What the task requires:
Your task is to print exactly the lines from the line that contains "Write the Chart.js code for this chart." through the line that contains "0.492, 0.360, 0.216];", with pictures left out.

start Task input

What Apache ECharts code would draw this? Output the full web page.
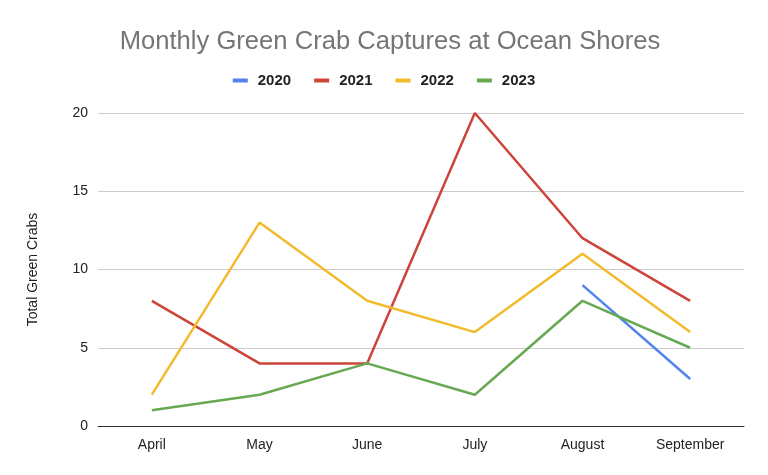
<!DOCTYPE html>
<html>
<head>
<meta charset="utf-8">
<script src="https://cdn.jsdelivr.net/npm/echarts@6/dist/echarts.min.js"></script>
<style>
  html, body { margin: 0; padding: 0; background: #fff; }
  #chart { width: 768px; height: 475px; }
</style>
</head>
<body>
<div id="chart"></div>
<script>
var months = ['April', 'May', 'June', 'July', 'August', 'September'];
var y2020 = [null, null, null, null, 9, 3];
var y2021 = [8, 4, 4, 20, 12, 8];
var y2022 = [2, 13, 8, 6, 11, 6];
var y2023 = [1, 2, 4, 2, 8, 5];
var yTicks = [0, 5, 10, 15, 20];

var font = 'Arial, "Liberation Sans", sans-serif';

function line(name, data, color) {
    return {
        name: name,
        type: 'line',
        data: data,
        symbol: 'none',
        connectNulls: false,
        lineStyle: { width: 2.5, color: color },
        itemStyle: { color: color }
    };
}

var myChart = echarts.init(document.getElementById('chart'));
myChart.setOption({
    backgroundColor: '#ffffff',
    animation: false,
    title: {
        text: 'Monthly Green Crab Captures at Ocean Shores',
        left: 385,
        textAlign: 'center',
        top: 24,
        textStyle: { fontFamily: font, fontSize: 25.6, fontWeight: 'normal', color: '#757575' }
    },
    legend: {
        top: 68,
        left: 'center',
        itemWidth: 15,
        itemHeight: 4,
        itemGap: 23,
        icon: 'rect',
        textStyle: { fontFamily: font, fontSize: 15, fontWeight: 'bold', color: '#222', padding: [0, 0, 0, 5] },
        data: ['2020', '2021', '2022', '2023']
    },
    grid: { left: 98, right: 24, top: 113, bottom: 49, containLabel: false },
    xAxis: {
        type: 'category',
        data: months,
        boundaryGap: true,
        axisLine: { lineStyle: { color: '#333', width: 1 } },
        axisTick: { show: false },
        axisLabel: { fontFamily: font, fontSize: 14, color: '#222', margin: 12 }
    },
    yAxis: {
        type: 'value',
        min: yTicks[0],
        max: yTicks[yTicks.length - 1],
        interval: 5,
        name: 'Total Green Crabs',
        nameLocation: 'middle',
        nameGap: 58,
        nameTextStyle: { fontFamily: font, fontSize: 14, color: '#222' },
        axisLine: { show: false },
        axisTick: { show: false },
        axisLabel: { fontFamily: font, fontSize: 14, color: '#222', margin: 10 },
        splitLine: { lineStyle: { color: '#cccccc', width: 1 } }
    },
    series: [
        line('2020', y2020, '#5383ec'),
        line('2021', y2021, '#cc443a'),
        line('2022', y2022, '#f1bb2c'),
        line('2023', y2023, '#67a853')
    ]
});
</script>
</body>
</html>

end Task input
start Task input

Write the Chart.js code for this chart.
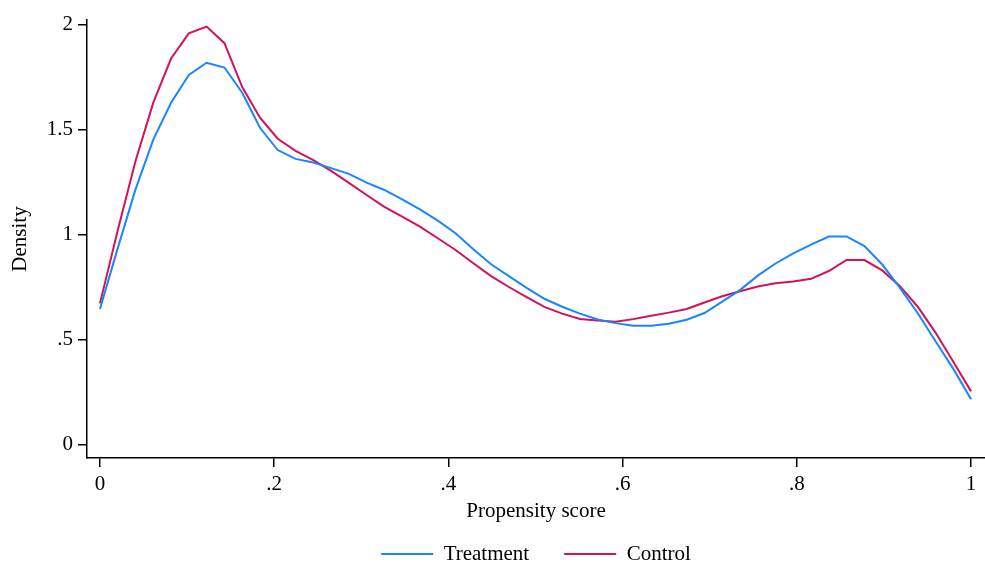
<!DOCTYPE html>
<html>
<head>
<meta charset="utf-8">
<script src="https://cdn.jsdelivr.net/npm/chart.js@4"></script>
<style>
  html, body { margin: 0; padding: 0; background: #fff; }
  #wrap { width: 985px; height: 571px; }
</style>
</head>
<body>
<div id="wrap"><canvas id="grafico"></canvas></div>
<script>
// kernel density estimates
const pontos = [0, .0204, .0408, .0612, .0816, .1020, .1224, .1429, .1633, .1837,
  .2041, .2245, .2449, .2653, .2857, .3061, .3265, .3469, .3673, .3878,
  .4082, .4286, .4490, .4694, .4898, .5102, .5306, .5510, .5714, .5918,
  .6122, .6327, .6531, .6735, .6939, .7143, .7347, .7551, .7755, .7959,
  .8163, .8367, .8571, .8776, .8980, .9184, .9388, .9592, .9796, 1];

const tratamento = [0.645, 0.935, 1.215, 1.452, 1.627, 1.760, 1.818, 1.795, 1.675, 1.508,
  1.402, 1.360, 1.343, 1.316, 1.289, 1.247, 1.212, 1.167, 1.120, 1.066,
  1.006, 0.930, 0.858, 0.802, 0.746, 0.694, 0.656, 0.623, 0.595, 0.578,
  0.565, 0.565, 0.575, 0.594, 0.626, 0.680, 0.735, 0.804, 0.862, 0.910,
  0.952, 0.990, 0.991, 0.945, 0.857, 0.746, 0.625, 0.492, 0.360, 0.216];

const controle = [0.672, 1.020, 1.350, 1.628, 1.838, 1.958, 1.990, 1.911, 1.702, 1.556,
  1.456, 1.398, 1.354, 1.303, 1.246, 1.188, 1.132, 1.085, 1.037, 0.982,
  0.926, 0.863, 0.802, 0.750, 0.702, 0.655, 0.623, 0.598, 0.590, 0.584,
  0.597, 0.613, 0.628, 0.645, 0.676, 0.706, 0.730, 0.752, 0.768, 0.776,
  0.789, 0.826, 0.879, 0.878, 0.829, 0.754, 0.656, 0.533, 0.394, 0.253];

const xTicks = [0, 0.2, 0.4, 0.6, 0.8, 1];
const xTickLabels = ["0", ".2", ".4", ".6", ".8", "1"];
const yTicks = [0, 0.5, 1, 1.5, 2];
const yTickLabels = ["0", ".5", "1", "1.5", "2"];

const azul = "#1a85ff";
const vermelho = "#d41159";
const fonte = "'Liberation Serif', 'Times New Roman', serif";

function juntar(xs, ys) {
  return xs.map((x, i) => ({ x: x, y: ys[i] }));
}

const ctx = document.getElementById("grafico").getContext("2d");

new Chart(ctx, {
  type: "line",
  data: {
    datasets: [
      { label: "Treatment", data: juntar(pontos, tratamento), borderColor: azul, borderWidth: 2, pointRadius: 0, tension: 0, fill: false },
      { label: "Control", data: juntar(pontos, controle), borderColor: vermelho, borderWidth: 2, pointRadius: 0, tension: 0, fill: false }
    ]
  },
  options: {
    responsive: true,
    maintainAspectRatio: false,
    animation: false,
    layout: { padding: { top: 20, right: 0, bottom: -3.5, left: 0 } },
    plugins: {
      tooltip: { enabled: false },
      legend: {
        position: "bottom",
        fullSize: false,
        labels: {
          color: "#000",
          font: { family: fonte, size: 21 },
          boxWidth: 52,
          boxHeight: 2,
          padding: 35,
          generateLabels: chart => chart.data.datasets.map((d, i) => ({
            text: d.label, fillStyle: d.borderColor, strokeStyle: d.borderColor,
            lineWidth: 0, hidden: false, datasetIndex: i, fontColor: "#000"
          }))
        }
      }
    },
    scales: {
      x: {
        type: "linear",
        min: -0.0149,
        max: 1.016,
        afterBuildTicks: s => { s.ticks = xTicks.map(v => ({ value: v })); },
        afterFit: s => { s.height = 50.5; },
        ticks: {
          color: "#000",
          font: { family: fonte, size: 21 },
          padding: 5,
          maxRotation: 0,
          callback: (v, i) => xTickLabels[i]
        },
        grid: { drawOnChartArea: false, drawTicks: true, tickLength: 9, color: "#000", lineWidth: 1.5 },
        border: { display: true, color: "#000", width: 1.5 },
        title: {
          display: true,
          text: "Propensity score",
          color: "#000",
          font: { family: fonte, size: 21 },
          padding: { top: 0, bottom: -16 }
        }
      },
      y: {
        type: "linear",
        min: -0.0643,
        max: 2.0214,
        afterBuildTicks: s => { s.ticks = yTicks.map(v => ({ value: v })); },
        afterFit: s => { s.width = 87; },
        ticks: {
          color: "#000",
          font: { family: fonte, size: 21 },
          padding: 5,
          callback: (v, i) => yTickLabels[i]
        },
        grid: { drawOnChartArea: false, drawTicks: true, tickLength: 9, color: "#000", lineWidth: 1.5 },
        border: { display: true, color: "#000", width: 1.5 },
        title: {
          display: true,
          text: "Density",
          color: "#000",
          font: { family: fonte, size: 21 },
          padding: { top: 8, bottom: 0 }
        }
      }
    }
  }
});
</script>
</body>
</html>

end Task input
start Task input

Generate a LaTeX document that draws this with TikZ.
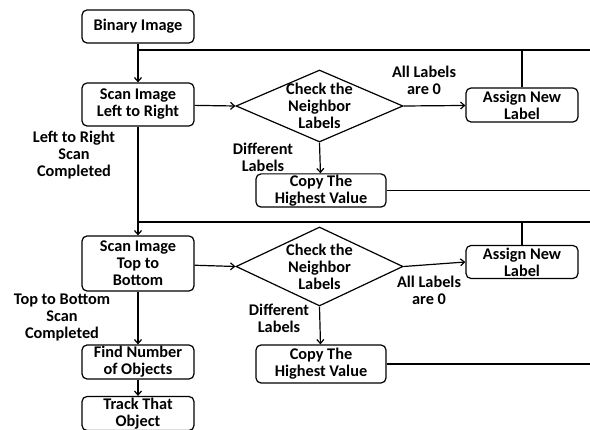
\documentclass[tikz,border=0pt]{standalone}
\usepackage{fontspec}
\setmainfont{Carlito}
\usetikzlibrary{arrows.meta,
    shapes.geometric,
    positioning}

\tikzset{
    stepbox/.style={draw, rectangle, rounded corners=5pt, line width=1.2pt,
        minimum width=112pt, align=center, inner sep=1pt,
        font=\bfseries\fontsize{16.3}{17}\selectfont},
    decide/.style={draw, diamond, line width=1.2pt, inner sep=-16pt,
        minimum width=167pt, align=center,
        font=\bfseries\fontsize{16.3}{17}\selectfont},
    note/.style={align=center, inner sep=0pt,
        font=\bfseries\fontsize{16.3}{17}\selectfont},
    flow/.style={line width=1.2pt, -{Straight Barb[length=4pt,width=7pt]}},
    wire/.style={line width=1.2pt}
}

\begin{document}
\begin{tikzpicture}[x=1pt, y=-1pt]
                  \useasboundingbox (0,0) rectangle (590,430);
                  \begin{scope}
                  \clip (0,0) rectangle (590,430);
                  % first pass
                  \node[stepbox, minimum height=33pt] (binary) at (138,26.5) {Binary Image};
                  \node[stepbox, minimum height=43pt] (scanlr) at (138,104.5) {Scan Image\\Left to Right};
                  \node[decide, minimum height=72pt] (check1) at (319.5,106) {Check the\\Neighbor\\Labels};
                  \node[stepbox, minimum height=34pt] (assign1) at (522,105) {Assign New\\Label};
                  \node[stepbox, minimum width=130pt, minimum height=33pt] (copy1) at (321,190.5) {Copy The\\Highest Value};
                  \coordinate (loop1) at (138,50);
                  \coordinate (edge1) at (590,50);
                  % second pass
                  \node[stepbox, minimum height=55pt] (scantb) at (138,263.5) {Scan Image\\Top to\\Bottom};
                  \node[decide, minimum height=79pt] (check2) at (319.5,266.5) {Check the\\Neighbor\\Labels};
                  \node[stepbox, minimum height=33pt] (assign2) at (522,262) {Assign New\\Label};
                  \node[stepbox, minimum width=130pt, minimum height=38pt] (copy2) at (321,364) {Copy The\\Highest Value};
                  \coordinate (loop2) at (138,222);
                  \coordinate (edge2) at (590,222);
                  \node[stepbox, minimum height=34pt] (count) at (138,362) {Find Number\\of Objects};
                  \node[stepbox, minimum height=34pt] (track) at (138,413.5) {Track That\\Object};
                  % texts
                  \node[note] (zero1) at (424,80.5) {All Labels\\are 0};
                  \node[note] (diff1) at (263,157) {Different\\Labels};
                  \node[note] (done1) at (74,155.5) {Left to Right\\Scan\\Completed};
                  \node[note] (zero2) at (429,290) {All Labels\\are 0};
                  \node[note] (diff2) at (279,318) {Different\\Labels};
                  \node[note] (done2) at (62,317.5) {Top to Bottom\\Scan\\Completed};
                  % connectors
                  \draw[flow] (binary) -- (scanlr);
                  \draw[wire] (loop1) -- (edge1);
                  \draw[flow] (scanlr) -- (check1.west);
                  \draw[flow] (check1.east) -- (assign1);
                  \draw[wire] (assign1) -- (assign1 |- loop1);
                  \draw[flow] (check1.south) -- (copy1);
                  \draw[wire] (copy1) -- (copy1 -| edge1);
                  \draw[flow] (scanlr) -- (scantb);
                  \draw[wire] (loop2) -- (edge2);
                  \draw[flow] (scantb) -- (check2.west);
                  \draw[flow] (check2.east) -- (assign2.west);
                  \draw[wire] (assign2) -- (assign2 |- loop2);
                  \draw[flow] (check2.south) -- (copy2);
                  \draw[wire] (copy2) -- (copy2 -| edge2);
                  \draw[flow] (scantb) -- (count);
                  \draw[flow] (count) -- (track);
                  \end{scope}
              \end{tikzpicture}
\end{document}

end Task input

Task response:
Write the Chart.js code for this chart.
<!DOCTYPE html>
<html>
<head>
<meta charset="utf-8">
<script src="https://cdn.jsdelivr.net/npm/chart.js@4"></script>
<style>
  html, body { margin: 0; padding: 0; background: #fff; }
  #wrap { width: 985px; height: 571px; }
</style>
</head>
<body>
<div id="wrap"><canvas id="grafico"></canvas></div>
<script>
// kernel density estimates
const pontos = [0, .0204, .0408, .0612, .0816, .1020, .1224, .1429, .1633, .1837,
  .2041, .2245, .2449, .2653, .2857, .3061, .3265, .3469, .3673, .3878,
  .4082, .4286, .4490, .4694, .4898, .5102, .5306, .5510, .5714, .5918,
  .6122, .6327, .6531, .6735, .6939, .7143, .7347, .7551, .7755, .7959,
  .8163, .8367, .8571, .8776, .8980, .9184, .9388, .9592, .9796, 1];

const tratamento = [0.645, 0.935, 1.215, 1.452, 1.627, 1.760, 1.818, 1.795, 1.675, 1.508,
  1.402, 1.360, 1.343, 1.316, 1.289, 1.247, 1.212, 1.167, 1.120, 1.066,
  1.006, 0.930, 0.858, 0.802, 0.746, 0.694, 0.656, 0.623, 0.595, 0.578,
  0.565, 0.565, 0.575, 0.594, 0.626, 0.680, 0.735, 0.804, 0.862, 0.910,
  0.952, 0.990, 0.991, 0.945, 0.857, 0.746, 0.625, 0.492, 0.360, 0.216];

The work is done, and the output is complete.